Canned evaporated milk can be stored for at least a year, although you should always check the use-by date printed on the can. Also, don't use any cans that are rusted, dented or bulging. Once you open the can, you should store the milk in the refrigerator, preferably not in the original can but in a glass container, and use it within seven days.
Evaporated milk is enriched with vitamin D. The process of heating the evaporated milk in the cans imparts a slightly sweet flavor to the milk, and it's also just a bit darker in color than ordinary milk. Note that evaporated milk is not the same thing as condensed milk. Condensed milk is also reduced by 60 percent, but it is heavily sweetened and usually used in baking and desserts.

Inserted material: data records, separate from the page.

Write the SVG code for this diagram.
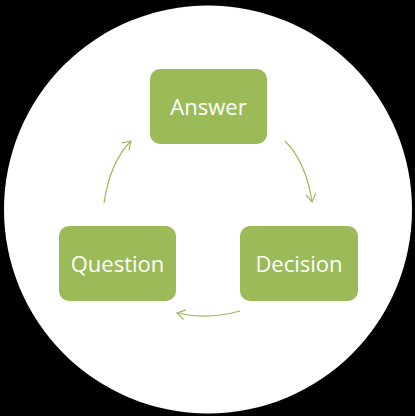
<svg xmlns="http://www.w3.org/2000/svg" width="415" height="416" viewBox="0 0 415 416">
  <style>
    .box { fill: #9bbb59; }
    .label { fill: #ffffff; font-family: "Open Sans", "Liberation Sans", sans-serif; font-size: 22px; text-anchor: middle; }
    .conn { fill: none; stroke: #9bbb59; stroke-width: 1.2; marker-end: url(#arrow); }
  </style>
  <defs>
    <marker id="arrow" viewBox="0 0 12 12" refX="10" refY="6" markerWidth="12" markerHeight="12" markerUnits="userSpaceOnUse" orient="auto">
      <path d="M2,1 L10,6 L2,11" fill="none" stroke="#9bbb59" stroke-width="1.2"/>
    </marker>
  </defs>
  <rect x="0" y="0" width="415" height="416" fill="#000000"/>
  <circle cx="208" cy="209.5" r="204" fill="#ffffff"/>
  <g id="connectors">
    <path class="conn" d="M104,203 Q110,162 131,141"/>
    <path class="conn" d="M285,141 Q306,162 312,202"/>
    <path class="conn" d="M240,311 Q208,320 177,313"/>
  </g>
  <g id="answer">
    <rect class="box" x="150" y="69" width="117" height="75" rx="10" ry="10"/>
    <text class="label" x="208.5" y="114.5">Answer</text>
  </g>
  <g id="question">
    <rect class="box" x="59" y="226" width="117" height="75" rx="10" ry="10"/>
    <text class="label" x="117.5" y="272">Question</text>
  </g>
  <g id="decision">
    <rect class="box" x="240" y="226" width="118" height="75" rx="10" ry="10"/>
    <text class="label" x="299" y="272">Decision</text>
  </g>
</svg>
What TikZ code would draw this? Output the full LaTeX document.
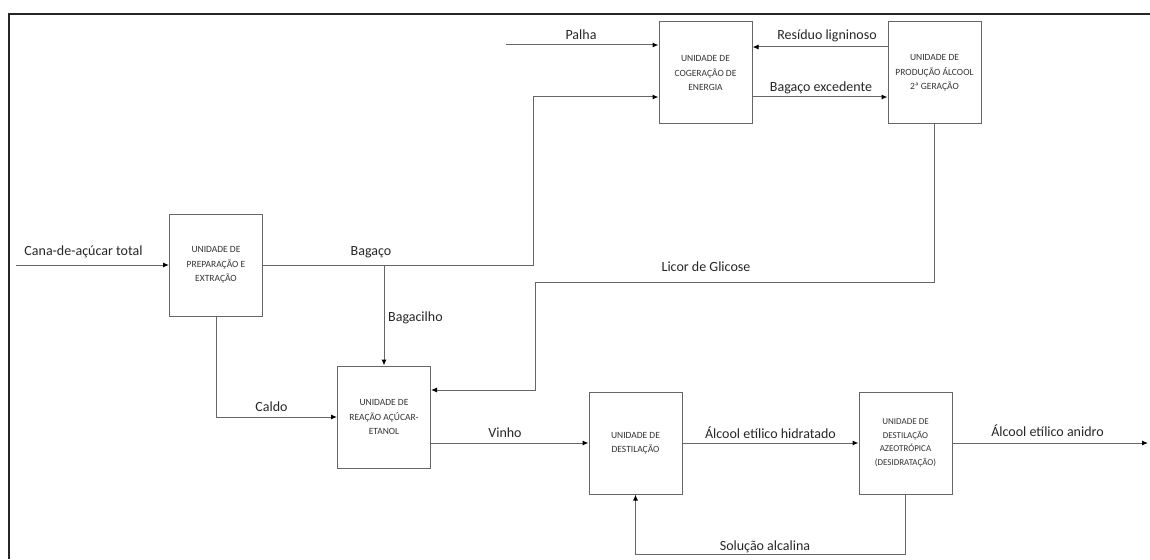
\documentclass[tikz,border=0pt]{standalone}
\usepackage{fontspec}
\setmainfont{Carlito}
\usetikzlibrary{arrows.meta,positioning}

\begin{document}
\begin{tikzpicture}[x=1pt, y=-1pt,
	unit/.style={draw=black!60, line width=1pt, minimum width=93pt, minimum height=102pt, inner sep=2pt, align=center, text=black!80, font=\fontsize{9.5}{14.4}\selectfont},
	flow/.style={draw=black!60, line width=1pt, -{Latex[length=6pt,width=5pt,black]}},
	lbl/.style={font=\fontsize{14}{16}\selectfont, text=black!85, inner sep=0pt}]
		\useasboundingbox (0,0) rectangle (1150,559);
		\draw[line width=1.2pt, black!85] (9,559) -- (9,14) -- (1150,14);

		% units
		\node[unit] (prep) at (216,265) {UNIDADE DE\\PREPARAÇÃO E\\EXTRAÇÃO};
		\node[unit] (cog) at (705.5,73) {UNIDADE DE\\COGERAÇÃO DE\\ENERGIA};
		\node[unit] (sg) at (934.5,73) {UNIDADE DE\\PRODUÇÃO ÁLCOOL\\2ª GERAÇÃO};
		\node[unit] (reac) at (384,417) {UNIDADE DE\\REAÇÃO AÇÚCAR-\\ETANOL};
		\node[unit] (dest) at (635.5,443) {UNIDADE DE\\DESTILAÇÃO};
		\node[unit, font=\fontsize{9}{13.5}\selectfont] (azeo) at (905.5,443) {UNIDADE DE\\DESTILAÇÃO\\AZEOTRÓPICA\\(DESIDRATAÇÃO)};

		\coordinate (cana) at (16,265);
		\coordinate (palha) at (506,45);
		\coordinate (bgup) at (533,97);
		\coordinate (lic) at (535,282);
		\coordinate (anidro) at (1148,443);

		% streams
		\draw[flow] (cana) -- (prep);
		\draw[flow] (prep.east) -| (bgup) -- (bgup -| cog.west);
		\draw[flow] (prep.east -| reac) -- (reac.north);
		\draw[flow] (palha) -- (palha -| cog.west);
		\draw[flow] ([yshift=26pt]sg.west) -- ([yshift=26pt]cog.east);
		\draw[flow] ([yshift=-24pt]cog.east) -- ([yshift=-24pt]sg.west);
		\draw[flow] (sg.south) |- (lic) |- ([yshift=27pt]reac.east);
		\draw[flow] (prep.south) |- (reac.west);
		\draw[flow] (reac.east |- dest) -- (dest.west);
		\draw[flow] (dest) -- (azeo);
		\draw[flow] (azeo) -- (anidro);
		\draw[flow] (azeo.south) |- ([yshift=-60pt]dest.south) -- (dest.south);

		% labels
		\node[lbl] (l1) at (83.5,252) {Cana-de-açúcar total};
		\node[lbl] (l2) at (371,252) {Bagaço};
		\node[lbl, anchor=west] (l3) at (388,318) {Bagacilho};
		\node[lbl] (l4) at (581,35) {Palha};
		\node[lbl] (l5) at (827,36) {Resíduo ligninoso};
		\node[lbl] (l6) at (821,88) {Bagaço excedente};
		\node[lbl] (l7) at (706,267) {Licor de Glicose};
		\node[lbl] (l8) at (271.5,407) {Caldo};
		\node[lbl] (l9) at (505,433) {Vinho};
		\node[lbl] (l10) at (770.5,433) {Álcool etílico hidratado};
		\node[lbl] (l11) at (1047.5,431) {Álcool etílico anidro};
		\node[lbl] (l12) at (765,547) {Solução alcalina};
	\end{tikzpicture}
\end{document}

Evaporated milk can be used as a substitute for milk or cream, like in coffee and tea or poured over cereal. Evaporated milk can also be used in recipes that call for milk or cream, such as French toast, mashed potatoes or creamed vegetables like this creamed spinach recipe. You can also use evaporated milk in cream sauces like this basic white sauce. You could also use evaporated milk for making the white gravy that accompanies this pork cutlet recipe.
Although you can usually use evaporated milk directly from the can in recipes that call for milk, you can convert evaporated milk to back to regular milk simply by diluting it with an equal part of water — so add half a cup of water to half a cup of evaporated milk.